The second television debate of the Presidential election campaign has seen the candidates clash on their records, and their ideas for the office.
The seven candidates took part in the debate on TV3.
Gay Mitchell again attacked Martin McGuinness over his membership of the IRA, but it was host Vincent Browne who really struck home, producing a number of books claiming Mr McGuinness was a member long after 1974.
Mr McGuinness said people were not interested in the issue and would judge him on his overall record.
Dana Rosemary Scallon claimed the constitution needed to be protected from encroachment from Europe.
Michael D Higgins insisted the people had the final say on any change to the Constitution.
Seán Gallagher said people were not interested in the past, and that they wanted to know what the candidates thought about the future.
Under attack for her membership of boards, Mary Davis said she had been asked to join them because of her expertise and leadership skills.
And David Norris robustly denied he was ambivalent about child protection, insisting his conscience was clear.
Davis accuses Fine Gael of negative tactics
Earlier, Ms Davis has accused Fine Gael of using polling companies to research attacks on her.
She claimed politicians in the race were reverting to type in using negative tactics.
Launching her campaign in Dublin, she pledged to ask the Government to bring the office of President under the terms of the Freedom of Information Act.
Ms Davis also said she would publish an annual expenditure report for the Áras and seek suggestions from citizens about how to serve them best at home and abroad.
On the topic of expenses, Senator Norris said he had no problem with the full disclosure of earnings and expenses and would publish the figures if asked.
Speaking during a visit to Cork city this morning, Senator Norris described himself as an open book.
He said he has his P60s and is tax compliant.

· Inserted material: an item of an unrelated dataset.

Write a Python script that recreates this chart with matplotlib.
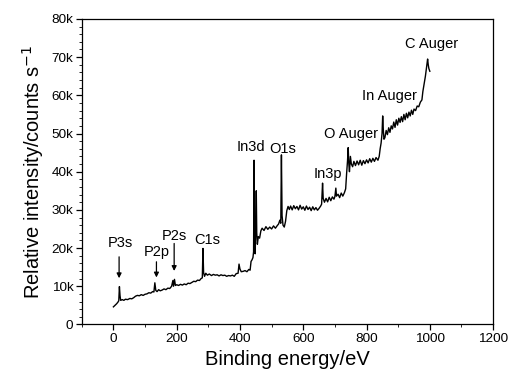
import matplotlib
matplotlib.use("Agg")
import matplotlib.pyplot as plt
from matplotlib.ticker import MultipleLocator, FuncFormatter

plt.rcParams['font.family'] = ['Liberation Sans', 'DejaVu Sans']

energy = [0, 5, 10, 14, 17, 19, 21, 23, 28, 33, 38, 45, 52, 58, 64, 70, 76, 82, 88, 94, 100,
          106, 112, 118, 124, 128, 131, 134, 138, 143, 148, 154, 160, 166, 172, 178, 184, 188, 190, 193, 196, 200,
          206, 212, 218, 224, 230, 236, 242, 248, 254, 260, 266, 272, 277, 281, 283, 285, 288, 292, 297,
          303, 310, 316, 322, 328, 334, 340, 346, 352, 358, 364, 370, 376, 382, 388, 394, 397, 400, 404, 410,
          416, 422, 428, 432, 435, 438, 441,
          443, 444.5, 446, 448, 450, 451.5, 453, 455, 458, 462, 466, 470, 476, 482, 488, 494, 500, 506, 512,
          518, 522, 526, 529, 531, 533, 536, 540, 544, 548, 552, 556, 560, 565, 570, 575, 580, 585, 590, 595,
          600, 605, 610, 615, 620, 625, 630, 635, 640, 645, 650, 655, 658, 661, 663, 667, 672, 677, 682, 687,
          692, 697, 700, 703, 705, 710, 715, 720, 725, 730, 734, 737, 740, 742, 744, 746, 749, 752, 756, 760,
          765, 770, 775, 780, 785, 790, 795, 800, 805, 810, 815, 820, 825, 830, 836, 840, 843, 846, 849, 851,
          853, 855, 858, 862, 866, 870, 874, 878, 882, 886, 890, 894, 898, 902, 906, 910, 914, 918, 922, 926,
          930, 934, 938, 942, 946, 950, 955, 960, 965, 970, 975, 978, 982, 986, 990, 993, 995, 997, 1000]

intensity_k = [4.6, 5.0, 5.4, 5.8, 6.2, 9.9, 7.5, 6.3, 6.5, 6.3, 6.6, 6.5, 6.8, 6.7, 7.0, 7.4, 7.6, 7.5, 7.8, 7.6, 7.9,
               8.0, 8.3, 8.2, 8.6, 8.5, 10.9, 8.9, 8.6, 9.1, 8.8, 9.0, 9.3, 9.1, 9.5, 9.4, 10.0, 11.5, 10.0, 11.8, 10.2, 10.4,
               10.2, 10.5, 10.3, 10.6, 10.4, 10.8, 10.7, 11.0, 11.3, 11.2, 11.6, 11.5, 12.0, 12.2, 19.9, 13.6, 12.6, 13.4, 12.9,
               13.2, 12.8, 13.1, 12.9, 13.0, 12.7, 13.0, 12.8, 12.9, 12.6, 12.8, 12.7, 12.9, 12.6, 13.3, 13.4, 15.8, 14.5, 13.8, 13.9,
               14.1, 13.8, 14.4, 14.2, 16.5, 16.9, 17.5,
               19.0, 43.0, 22.0, 18.5, 26.0, 35.0, 24.0, 21.0, 23.0, 22.6, 24.5, 25.2, 24.6, 25.6, 24.9, 25.5, 25.0, 25.8, 25.2,
               25.9, 26.3, 27.3, 26.5, 44.4, 28.5, 26.0, 25.5, 27.0, 29.8, 30.9, 30.1, 31.0, 30.0, 31.1, 30.3, 30.9, 30.0, 31.2, 30.2,
               30.8, 29.9, 31.0, 30.1, 30.7, 29.8, 30.8, 30.0, 30.6, 29.9, 30.4, 31.0, 31.5, 37.0, 33.0, 32.0, 33.0, 32.1, 33.3, 32.4,
               33.4, 32.8, 33.5, 35.7, 33.6, 34.1, 33.2, 34.4, 33.6, 34.5, 35.5, 39.5, 43.0, 46.3, 42.0, 40.0, 44.0, 42.0, 41.3, 42.7,
               41.6, 42.8, 41.8, 43.0, 41.7, 42.9, 42.1, 43.1, 42.3, 43.4, 42.5, 43.5, 42.7, 43.7, 43.0, 44.0, 46.0, 47.5, 50.0, 54.6,
               51.0, 48.5, 48.9, 50.8, 49.7, 51.5, 50.3, 52.0, 51.2, 53.0, 51.6, 53.6, 52.2, 54.0, 52.9, 54.4, 53.1, 55.0, 53.6, 55.3,
               54.1, 55.6, 54.6, 56.1, 55.0, 56.4, 56.0, 57.2, 57.0, 58.2, 58.8, 61.0, 63.0, 65.0, 67.5, 69.5, 68.0, 67.0, 66.3]

peak_labels = ["P3s", "P2p", "P2s", "C1s", "In3d", "O1s", "In3p", "O Auger", "In Auger", "C Auger"]
label_x = [23, 138, 192, 296, 436, 534, 679, 752, 871, 1005]
label_y_k = [20.3, 17.9, 22.1, 21.0, 45.5, 44.8, 38.4, 48.7, 58.8, 72.3]

arrow_x = [18, 136, 192]
arrow_top_k = [17.7, 16.4, 21.2]
arrow_tip_k = [12.1, 12.3, 14.0]

fig = plt.figure(figsize=(5.11, 3.79), dpi=100)
ax = fig.add_axes([0.16, 0.144, 0.805, 0.806])

ax.plot(energy, [v * 1000 for v in intensity_k], color='black', lw=1.0)

for t, x, y in zip(peak_labels, label_x, label_y_k):
    ax.text(x, y * 1000, t, ha='center', va='baseline', fontsize=10.5, color='black')

for x, y0, y1 in zip(arrow_x, arrow_top_k, arrow_tip_k):
    ax.annotate('', xy=(x, y1 * 1000), xytext=(x, y0 * 1000),
                arrowprops=dict(arrowstyle='-|>', lw=0.9, color='black', mutation_scale=7,
                                shrinkA=0, shrinkB=0))

ax.set_xlim(-100, 1200)
ax.set_ylim(0, 80000)
ax.xaxis.set_major_locator(MultipleLocator(200))
ax.xaxis.set_minor_locator(MultipleLocator(100))
ax.yaxis.set_major_locator(MultipleLocator(10000))
ax.yaxis.set_minor_locator(MultipleLocator(2000))
ax.yaxis.set_major_formatter(FuncFormatter(lambda v, p: '0' if v == 0 else f'{int(v / 1000)}k'))

ax.tick_params(axis='both', which='major', direction='out', length=4, width=0.9, labelsize=9.7, pad=2)
ax.tick_params(axis='both', which='minor', direction='out', length=2, width=0.6)

for s in ax.spines.values():
    s.set_linewidth(0.9)
    s.set_color('black')

ax.set_xlabel('Binding energy/eV', fontsize=14.5, labelpad=4)
ax.set_ylabel('Relative intensity/counts s$^{-1}$', fontsize=14.5, labelpad=4)

fig.savefig('out.png', dpi=100)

Most of his income, he said, comes from his pension from Trinity College and his Senate income.
He added that he has no stocks, no shares and is not a company director.
Meanwhile, Mr Mitchell has defended his challenge to Mr McGuinness to make public details of his earnings.
Mr Mitchell said questions hung over Mr McGuinness and raising the issue of his income and receipt of only the average industrial wage was valid and proper.
Asked about his salary and expenses, Mr Mitchell said there is complete transparency and clarity surrounding the issue in his case.
He said expenses claimed as an MEP are on his website and his salary as a member of the European Parliament amounts to €93,000.
Mr Mitchell added that expenses he claimed as a TD have also been published.
Responding to criticism of his remark in an interview about jumping off O'Connell Bridge if asked to smile more, Mr Mitchell said it was part of Dublin street vernacular and not about suicide.
Yesterday, Mr Gallagher said he received €8,000-€9,000 a year from Inter Trade Ireland, and that he donated his director's fee of €11,000 from FÁS last year to charities.
Mr Gallagher also said he did not receive any fees or expenses from his membership of the board of Drogheda Port company.
Mr Gallagher said private income was not relevant but he was prepared to publish his P60.
Veiled criticism of Martin McGuinness
There was veiled criticism of Martin McGuinness by Taoiseach Enda Kenny and Fianna Fáil leader Micheál Martin in the Dáil today.
There is a fragility about the implementation of the Good Friday Agreement by the Northern Ireland Executive, the Taoiseach told the Dáil, when members of the executive leave it.
Mr Martin said it is a curious aspect of the Northern Ireland Executive that people can come and go.
"It is like yourself saying you are going to take two months off from being Taoiseach so that you can campaign somewhere," Mr Martin said.
The Taoiseach said when people are appointed to positions on the executive, they are generally expected to complete their remit and their responsibilities.
Neither the Taoiseach nor Mr Martin mentioned Mr McGuinness by name.